Increased BMI predisposes to airway closure during bronchoconstriction
Waist circumference (WC) may have restrictive effects on baseline lung function, but it is increased BMI, rather than WC, that contributes to airway closure during bronchoconstriction, according to a study.
Methacholine challenge was performed in 116 asthmatic patients, 56 of which were obese. An inverse association existed between spirometric lung function and WC (p<0.05), but not BMI. Closing index significantly increased during bronchoconstriction in obese patients and was associated with increased BMI (p=0.01), rather than WC.
On the other hand, sensitivity to airway closure and narrowing did not have any association with BMI or WC.
These results indicate that obesity has a significant impact on airway closure during bronchoconstriction through mechanisms other than simple mass loading, according to the authors.

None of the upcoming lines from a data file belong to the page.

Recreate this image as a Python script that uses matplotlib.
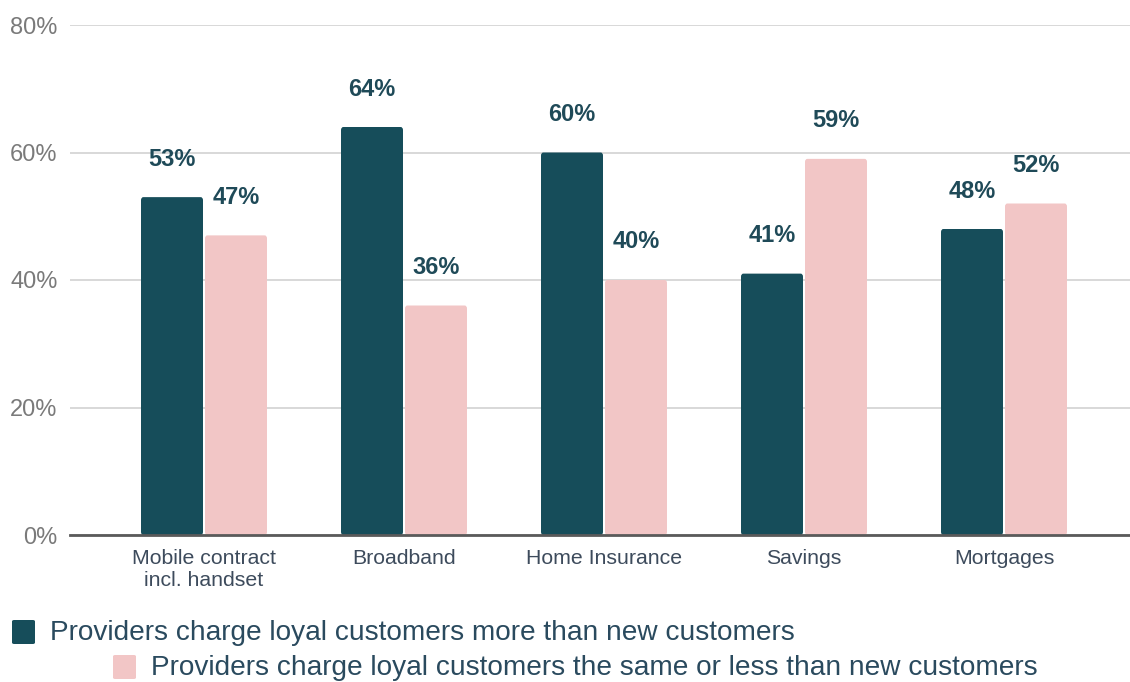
import matplotlib
matplotlib.use("Agg")
import matplotlib.pyplot as plt
from matplotlib.patches import FancyBboxPatch
import numpy as np

plt.rcParams['font.family'] = ['Liberation Sans', 'DejaVu Sans']

categories = ["Mobile contract\nincl. handset", "Broadband", "Home Insurance", "Savings", "Mortgages"]
more_than_new = [53, 64, 60, 41, 48]
same_or_less = [47, 36, 40, 59, 52]
series_labels = ["Providers charge loyal customers more than new customers",
                 "Providers charge loyal customers the same or less than new customers"]
y_ticks = [0, 20, 40, 60, 80]
y_tick_labels = ["0%", "20%", "40%", "60%", "80%"]

DARK = "#164d5a"
PINK = "#f2c6c6"
TEXT_DARK = "#1f4a58"
TICK_GRAY = "#7a7a7a"
CAT_COLOR = "#3d4b5c"

fig = plt.figure(figsize=(11.3, 6.82), dpi=100)
ax = fig.add_axes([70 / 1130, 1 - 535 / 682, 1 - 70 / 1130, (535 - 25) / 682])

x = np.arange(len(categories))
width = 0.31
offset = 0.16

def draw_bars(xs, vals, color):
    for xi, v in zip(xs, vals):
        p = FancyBboxPatch((xi - width / 2, 0), width, v,
                           boxstyle="round,pad=0,rounding_size=0.012",
                           mutation_aspect=40, linewidth=0, facecolor=color,
                           zorder=3)
        ax.add_patch(p)
        ax.annotate(f"{v}%", xy=(xi, v), xytext=(0, 38), textcoords="offset pixels",
                    ha="center", va="center", fontsize=17, fontweight="bold",
                    color=TEXT_DARK, zorder=4)

draw_bars(x - offset, more_than_new, DARK)
draw_bars(x + offset, same_or_less, PINK)

ax.set_xlim(-0.67, 4.63)
ax.set_ylim(0, 80)
ax.set_yticks(y_ticks)
ax.set_yticklabels(y_tick_labels, fontsize=17, color=TICK_GRAY)
ax.set_xticks(x)
ax.set_xticklabels(categories, fontsize=15.3, color=CAT_COLOR, linespacing=1.2)
ax.tick_params(axis="both", length=0)
ax.tick_params(axis="y", pad=9)
ax.tick_params(axis="x", pad=10)
ax.grid(axis="y", color="#d6d6d6", linewidth=1.3, zorder=0)
ax.set_axisbelow(True)
for s in ["top", "right", "left"]:
    ax.spines[s].set_visible(False)
ax.spines["bottom"].set_color("#5a5a5a")
ax.spines["bottom"].set_linewidth(2)
ax.spines["bottom"].set_zorder(5)

# Staggered legend entries below the chart
entries = [(12, 620, DARK, series_labels[0]), (113, 655, PINK, series_labels[1])]
for px, py, col, lab in entries:
    fig.patches.append(FancyBboxPatch((px / 1130, 1 - (py + 24) / 682), 23 / 1130, 24 / 682,
                                      boxstyle="round,pad=0,rounding_size=0.002",
                                      transform=fig.transFigure, facecolor=col,
                                      linewidth=0, figure=fig))
    fig.text((px + 38) / 1130, 1 - (py + 13) / 682, lab, fontsize=20.2,
             color="#2a4a5e", ha="left", va="center")

fig.savefig("out.png", dpi=100, facecolor="white")
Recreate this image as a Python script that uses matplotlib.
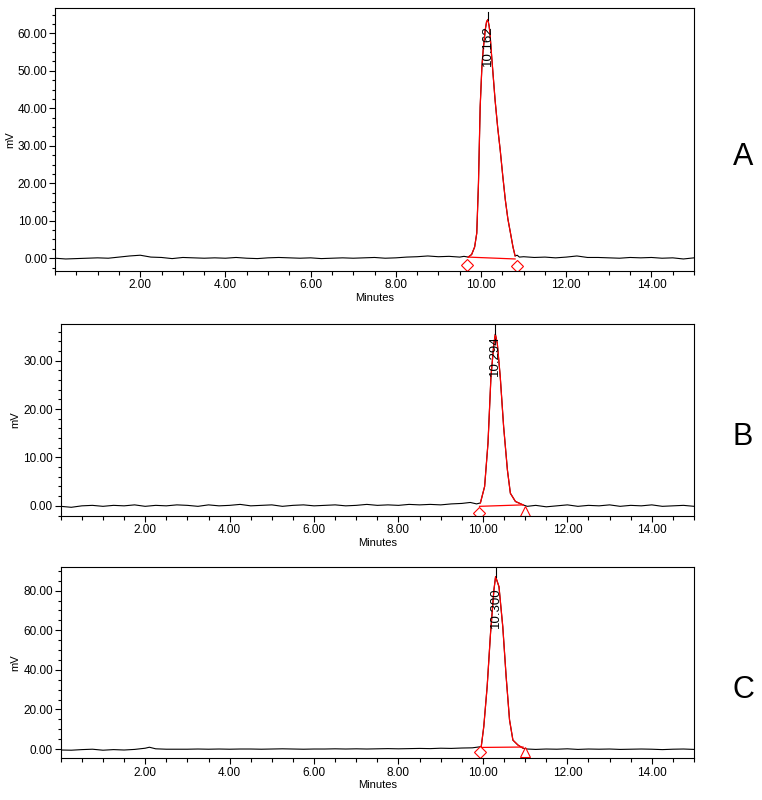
import matplotlib
matplotlib.use("Agg")
from matplotlib import pyplot as plt
from matplotlib.ticker import FixedLocator, MultipleLocator, FormatStrFormatter

plt.rcParams['font.family'] = ['Liberation Sans', 'DejaVu Sans']

# ---- panel A : time (min) / signal (mV)
t_a = [0.00, 0.25, 0.50, 0.75, 1.00, 1.25, 1.50, 1.75, 2.00, 2.25, 2.50, 2.75,
       3.00, 3.25, 3.50, 3.75, 4.00, 4.25, 4.50, 4.75, 5.00, 5.25, 5.50, 5.75,
       6.00, 6.25, 6.50, 6.75, 7.00, 7.25, 7.50, 7.75, 8.00, 8.25, 8.50, 8.75,
       9.00, 9.25, 9.50, 9.60, 9.70, 9.78, 9.85, 9.90, 9.94, 9.98, 10.02, 10.05,
       10.10, 10.13, 10.16, 10.19, 10.21, 10.25, 10.29, 10.33, 10.39, 10.45,
       10.51, 10.57, 10.63, 10.69, 10.75, 10.80, 10.85, 10.90, 11.00, 11.25,
       11.50, 11.75, 12.00, 12.25, 12.50, 12.75, 13.00, 13.25, 13.50, 13.75,
       14.00, 14.25, 14.50, 14.75, 15.00]
mv_a = [0.0, -0.2, -0.1, 0.0, 0.1, 0.0, 0.3, 0.6, 0.8, 0.3, 0.2, -0.1,
        0.2, 0.1, 0.0, 0.1, 0.0, 0.2, 0.0, -0.1, 0.1, 0.2, 0.1, 0.0,
        0.1, -0.1, 0.0, 0.1, 0.0, 0.1, 0.2, 0.0, 0.1, 0.3, 0.4, 0.6,
        0.4, 0.5, 0.3, 0.5, 0.3, 1.0, 3.0, 6.7, 20.0, 40.4, 51.0, 55.5,
        61.0, 63.1, 63.7, 62.0, 60.0, 53.8, 48.0, 42.2, 35.0, 28.9,
        22.0, 15.6, 10.5, 6.8, 3.0, 0.6, 0.8, 0.3, 0.4, 0.2,
        0.3, 0.1, 0.3, 0.6, 0.2, 0.2, 0.1, 0.0, 0.2, 0.1,
        0.2, 0.0, 0.1, -0.2, 0.1]

# ---- panel B
t_b = [0.00, 0.25, 0.50, 0.75, 1.00, 1.25, 1.50, 1.75, 2.00, 2.25, 2.50, 2.75,
       3.00, 3.25, 3.50, 3.75, 4.00, 4.25, 4.50, 4.75, 5.00, 5.25, 5.50, 5.75,
       6.00, 6.25, 6.50, 6.75, 7.00, 7.25, 7.50, 7.75, 8.00, 8.25, 8.50, 8.75,
       9.00, 9.25, 9.50, 9.70, 9.85, 9.94, 10.04, 10.12, 10.19, 10.26, 10.294,
       10.34, 10.41, 10.49, 10.58, 10.65, 10.77, 10.95, 11.05, 11.25, 11.50,
       11.75, 12.00, 12.25, 12.50, 12.75, 13.00, 13.25, 13.50, 13.75, 14.00,
       14.25, 14.50, 14.75, 15.00]
mv_b = [-0.1, -0.3, 0.0, 0.1, -0.1, 0.1, 0.0, 0.2, -0.1, 0.1, 0.0, 0.2,
        0.1, -0.1, 0.2, 0.0, 0.1, 0.3, 0.0, 0.1, 0.2, -0.1, 0.1, 0.2,
        0.0, 0.1, 0.2, 0.0, 0.1, 0.3, 0.1, 0.2, 0.1, 0.3, 0.2, 0.3,
        0.2, 0.4, 0.5, 0.7, 0.4, 0.6, 4.0, 13.0, 26.7, 33.6, 35.5,
        33.6, 26.7, 16.4, 7.4, 2.6, 0.9, 0.2, -0.1, 0.1, -0.2,
        0.0, 0.2, -0.1, 0.1, 0.0, 0.2, -0.1, 0.1, 0.0, 0.2,
        -0.1, 0.0, 0.1, -0.1]

# ---- panel C
t_c = [0.00, 0.25, 0.50, 0.75, 1.00, 1.25, 1.50, 1.75, 2.00, 2.10, 2.25, 2.50,
       2.75, 3.00, 3.25, 3.50, 3.75, 4.00, 4.25, 4.50, 4.75, 5.00, 5.25, 5.50,
       5.75, 6.00, 6.25, 6.50, 6.75, 7.00, 7.25, 7.50, 7.75, 8.00, 8.25, 8.50,
       8.75, 9.00, 9.25, 9.50, 9.75, 9.96, 10.02, 10.10, 10.18, 10.26, 10.30,
       10.38, 10.47, 10.55, 10.63, 10.71, 10.83, 10.95, 11.05, 11.25, 11.50,
       11.75, 12.00, 12.25, 12.50, 12.75, 13.00, 13.25, 13.50, 13.75, 14.00,
       14.25, 14.50, 14.75, 15.00]
mv_c = [-0.5, -0.6, -0.3, -0.1, -0.6, -0.3, -0.5, -0.2, 0.4, 0.9, 0.1, -0.1,
        -0.1, -0.1, 0.0, -0.1, 0.0, -0.1, 0.0, 0.0, -0.1, 0.0, 0.1, 0.0,
        -0.1, 0.0, 0.0, 0.1, 0.0, 0.1, 0.0, 0.1, 0.2, 0.1, 0.2, 0.3,
        0.2, 0.4, 0.3, 0.5, 0.6, 1.2, 11.3, 31.5, 58.5, 80.3, 87.1,
        82.0, 61.8, 36.5, 14.7, 4.5, 2.0, 0.4, 0.0, -0.2, 0.0,
        -0.1, 0.1, -0.2, 0.0, -0.1, 0.0, -0.2, -0.1, 0.0, -0.1,
        -0.3, -0.1, 0.0, -0.2]

rt_labels = ["10.162", "10.294", "10.300"]
panel_names = ["A", "B", "C"]

# integration: start/end time, baseline mV at start/end, end marker
integ = [(9.70, 10.80, 0.3, -0.2, 'D'),
         (9.92, 10.95, -0.1, 0.2, '^'),
         (9.96, 10.95, 0.8, 1.0, '^')]

fig = plt.figure(figsize=(7.62, 8.0), dpi=100)
ax_rects = [[0.0722, 0.6613, 0.8386, 0.3293],
            [0.0797, 0.3550, 0.8311, 0.2400],
            [0.0797, 0.0521, 0.8311, 0.2388]]
ylims = [(-3.4, 66.9), (-2.1, 37.6), (-4.7, 91.8)]
ymaj = [10, 10, 20]
ymin = [2.5, 2, 5]
text_drop = [1.5, 0.3, 5.2]
marker_drop = [2.0, 1.3, 2.4]
rt_tick_top = [65.6, 40, 95]

data = [(t_a, mv_a), (t_b, mv_b), (t_c, mv_c)]

for i in range(3):
    ax = fig.add_axes(ax_rects[i])
    t, mv = data[i]
    ax.plot(t, mv, color='black', lw=0.8)

    t0, t1, b0, b1, mk = integ[i]
    tp = [x for x in t if t0 <= x <= t1]
    vp = [v for x, v in zip(t, mv) if t0 <= x <= t1]
    ax.plot(tp, vp, color='red', lw=0.9)
    ax.plot([t0, t1], [b0, b1], color='red', lw=0.9)
    ax.plot([t0 - 0.02], [b0 - marker_drop[i]], marker='D', ms=6,
            mfc='white', mec='red', mew=0.8, ls='none')
    ax.plot([t1 + 0.05], [b1 - marker_drop[i]], marker=mk, ms=7 if mk == '^' else 6,
            mfc='white', mec='red', mew=0.8, ls='none')

    # retention time marker and label
    k = mv.index(max(mv))
    rt, apex = t[k], mv[k]
    ax.plot([rt, rt], [apex, rt_tick_top[i]], color='black', lw=0.8)
    ax.text(rt, apex - text_drop[i], rt_labels[i], rotation=90, ha='center', va='top',
            fontsize=9.5)

    ax.set_xlim(0, 15)
    ax.set_ylim(*ylims[i])
    ax.xaxis.set_major_locator(FixedLocator([2, 4, 6, 8, 10, 12, 14]))
    ax.xaxis.set_minor_locator(MultipleLocator(0.5))
    ax.xaxis.set_major_formatter(FormatStrFormatter('%.2f'))
    ax.yaxis.set_major_locator(MultipleLocator(ymaj[i]))
    ax.yaxis.set_minor_locator(MultipleLocator(ymin[i]))
    ax.yaxis.set_major_formatter(FormatStrFormatter('%.2f'))
    ax.tick_params(which='both', direction='out', top=False, right=False,
                   labelsize=8.5, width=0.8, pad=1.5)
    ax.tick_params(axis='x', which='major', length=4.5)
    ax.tick_params(axis='x', which='minor', length=3)
    ax.tick_params(axis='y', which='major', length=4)
    ax.tick_params(axis='y', which='minor', length=2)
    for s in ax.spines.values():
        s.set_linewidth(0.8)
    ax.set_xlabel('Minutes', fontsize=8, labelpad=1)
    ax.set_ylabel('mV', fontsize=8, labelpad=2)

fig.text(0.975, 0.804, "A", fontsize=22, ha='center', va='center')
fig.text(0.975, 0.454, "B", fontsize=22, ha='center', va='center')
fig.text(0.975, 0.1375, "C", fontsize=22, ha='center', va='center')

plt.savefig('out.png', dpi=100)
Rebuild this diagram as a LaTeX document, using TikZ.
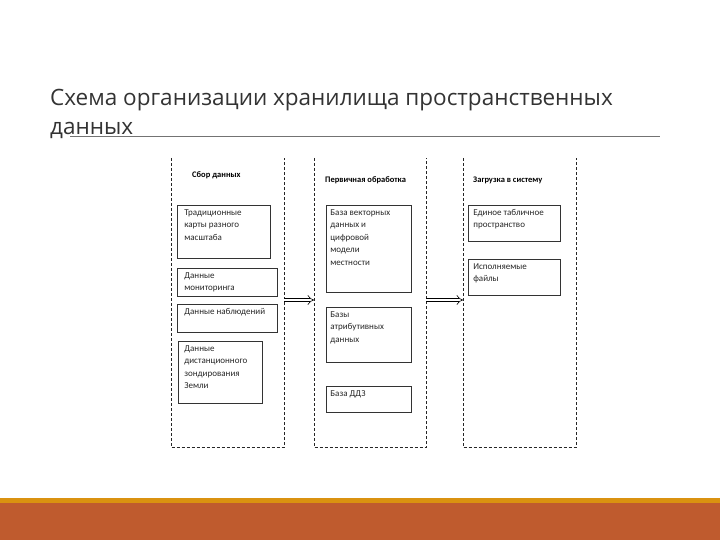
\documentclass[tikz,border=0pt]{standalone}
\usepackage{fontspec}
\setmainfont{Open Sans}
\newfontfamily\boxfont{Carlito}
\usetikzlibrary{arrows.meta}
\definecolor{gold}{HTML}{DA9210}
\definecolor{rust}{HTML}{BF5B2E}
\definecolor{ink}{HTML}{333333}
\newcommand\bxt[3]{\parbox[c][#2][t]{#1}{#3}}
\tikzset{
  column/.style={draw=none, inner sep=0pt, anchor=north west},
  coledge/.style={draw=black!85, line width=0.8pt, dash pattern=on 3pt off 2pt},
  coltitle/.style={font=\boxfont\bfseries\fontsize{8.5}{10}\selectfont, anchor=base west, inner sep=0pt},
  itembox/.style={draw=black!80, line width=0.7pt, anchor=north west, inner xsep=5pt, inner ysep=4pt,
    font=\boxfont\fontsize{9}{12.5}\selectfont, text=black!85},
  flow/.style={draw=black, line width=0.6pt, double, double distance=2.8pt, -{Implies[length=4.5pt]}},
}
\begin{document}
\begin{tikzpicture}[x=1pt, y=-1pt]
\useasboundingbox (0,0) rectangle (720,540);
% bottom bars
\fill[gold] (0,498) rectangle (720,503);
\fill[rust] (0,503) rectangle (720,540);
% title
\node[anchor=base west, inner sep=0pt, align=left, text=ink,
  font=\fontsize{22.5}{29}\selectfont] (title) at (50,135)
  {Схема организации хранилища пространственных\\данных};
\coordinate (ulA) at (70,136);
\coordinate (ulB) at (660,136);
\draw[black!55, line width=0.7pt] (ulA) -- (ulB);
% columns
\node[column, minimum width=113pt, minimum height=289pt] (c1) at (171,158) {};
\node[column, minimum width=112pt, minimum height=289pt] (c2) at (314,158) {};
\node[column, minimum width=113pt, minimum height=289pt] (c3) at (463,158) {};
\foreach \c in {c1,c2,c3}
  \draw[coledge] (\c.north west) -- (\c.south west) -- (\c.south east) -- (\c.north east);
% column titles
\node[coltitle] (t1) at (192,178) {Сбор данных};
\node[coltitle] (t2) at (325,183) {Первичная обработка};
\node[coltitle] (t3) at (473,183) {Загрузка в систему};
% column 1 boxes
\node[itembox, inner xsep=7pt] (a1) at (177,205) {\bxt{79pt}{45pt}{Традиционные\\карты разного\\масштаба}};
\node[itembox, inner xsep=7pt] (a2) at (177,268) {\bxt{86pt}{20pt}{Данные\\мониторинга}};
\node[itembox, inner xsep=7pt] (a3) at (177,304) {\bxt{86pt}{20pt}{Данные наблюдений}};
\node[itembox, inner xsep=6pt] (a4) at (178,341) {\bxt{72pt}{54pt}{Данные\\дистанционного\\зондирования\\Земли}};
% column 2 boxes
\node[itembox, inner xsep=4pt] (b1) at (326,205) {\bxt{77pt}{79pt}{База векторных\\данных и\\цифровой\\модели\\местности}};
\node[itembox, inner xsep=4pt] (b2) at (326,307) {\bxt{77pt}{47pt}{Базы\\атрибутивных\\данных}};
\node[itembox, inner xsep=4pt] (b3) at (326,386) {\bxt{77pt}{18pt}{База ДДЗ}};
% column 3 boxes
\node[itembox] (d1) at (468,205) {\bxt{82pt}{28pt}{Единое табличное\\пространство}};
\node[itembox] (d2) at (468,259) {\bxt{82pt}{28pt}{Исполняемые\\файлы}};
% arrows
\coordinate (f1s) at (c1.east |- 0,300);
\coordinate (f1e) at (c2.west |- 0,300);
\coordinate (f2s) at (c2.east |- 0,300);
\coordinate (f2e) at (c3.west |- 0,300);
\draw[flow] (f1s) -- (f1e);
\draw[flow] (f2s) -- (f2e);
\end{tikzpicture}
\end{document}
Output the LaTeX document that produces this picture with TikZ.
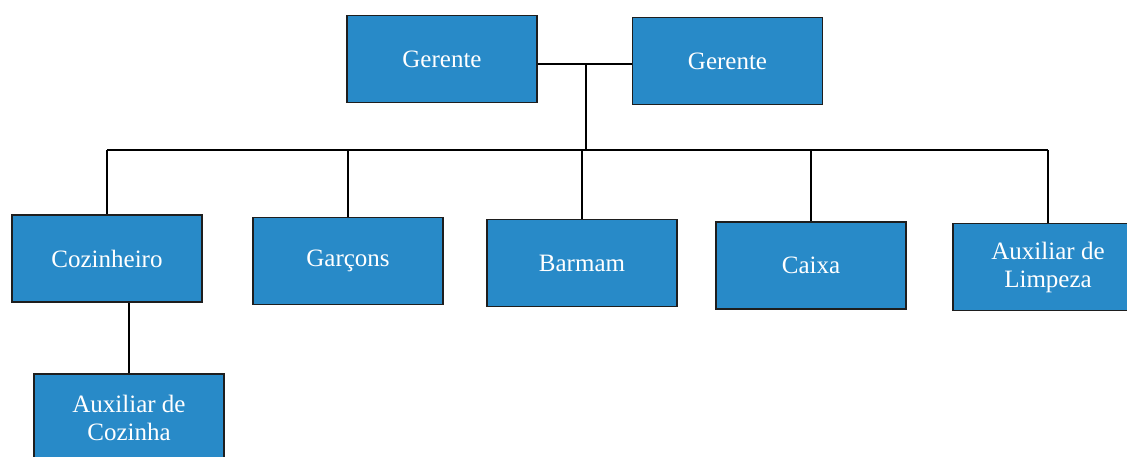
\documentclass[tikz,border=0pt]{standalone}
\usepackage{fontspec}
\setmainfont{Liberation Serif}
\definecolor{boxblue}{RGB}{40,138,200}
\definecolor{boxline}{RGB}{30,30,30}
\begin{document}
\begin{tikzpicture}[x=1pt,y=-1pt,
  orgbox/.style={draw=boxline,line width=1.3pt,fill=boxblue,text=white,
    minimum width=190pt,minimum height=87pt,inner sep=0pt,align=center,
    font=\fontsize{25}{28}\selectfont},
  link/.style={draw=black,line width=1.3pt}]
\useasboundingbox (0,0) rectangle (1127,456);
\clip (0,0) rectangle (1127,456);
\node[orgbox] (g1) at (442,59) {Gerente};
\node[orgbox] (g2) at (727.5,61) {Gerente};
\node[orgbox] (coz) at (107,258.5) {Cozinheiro};
\node[orgbox] (gar) at (348,261) {Garçons};
\node[orgbox] (bar) at (582,263) {Barmam};
\node[orgbox] (cai) at (811,265.5) {Caixa};
\node[orgbox] (lim) at (1048,267) {Auxiliar de\\Limpeza};
\node[orgbox] (aux) at (129,417.5) {Auxiliar de\\Cozinha};
\coordinate (j) at (586,64);
\coordinate (bus) at (586,150);
\draw[link] (g1.east |- j) -- (g2.west |- j);
\draw[link] (j) -- (bus);
\draw[link] (coz.north |- bus) -- (lim.north |- bus);
\foreach \n in {coz,gar,bar,cai,lim}
  \draw[link] (\n.north |- bus) -- (\n.north);
\draw[link] (aux.north) -- (aux.north |- coz.south);
\end{tikzpicture}
\end{document}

Participants in this study underwent both spirometry and methacholine challenge. The authors evaluated sensitivity to airway closure and narrowing from the dose–response slopes of the forced vital capacity (FVC) and the ratio of forced expiratory volume in 1 s (FEV1) to FVC, respectively. They also calculated airway closure during bronchoconstriction (closing index) as the percent reduction in FVC divided by the percent reduction in FEV1 at maximal bronchoconstriction.
“Obesity produces restrictive effects on lung function. We previously reported that obese patients with asthma exhibit a propensity towards small airway closure during methacholine challenge which improved with weight loss. We hypothesized that increased abdominal adiposity, a key contributor to the restrictive effects of obesity on the lung, mediates this response,” the authors said.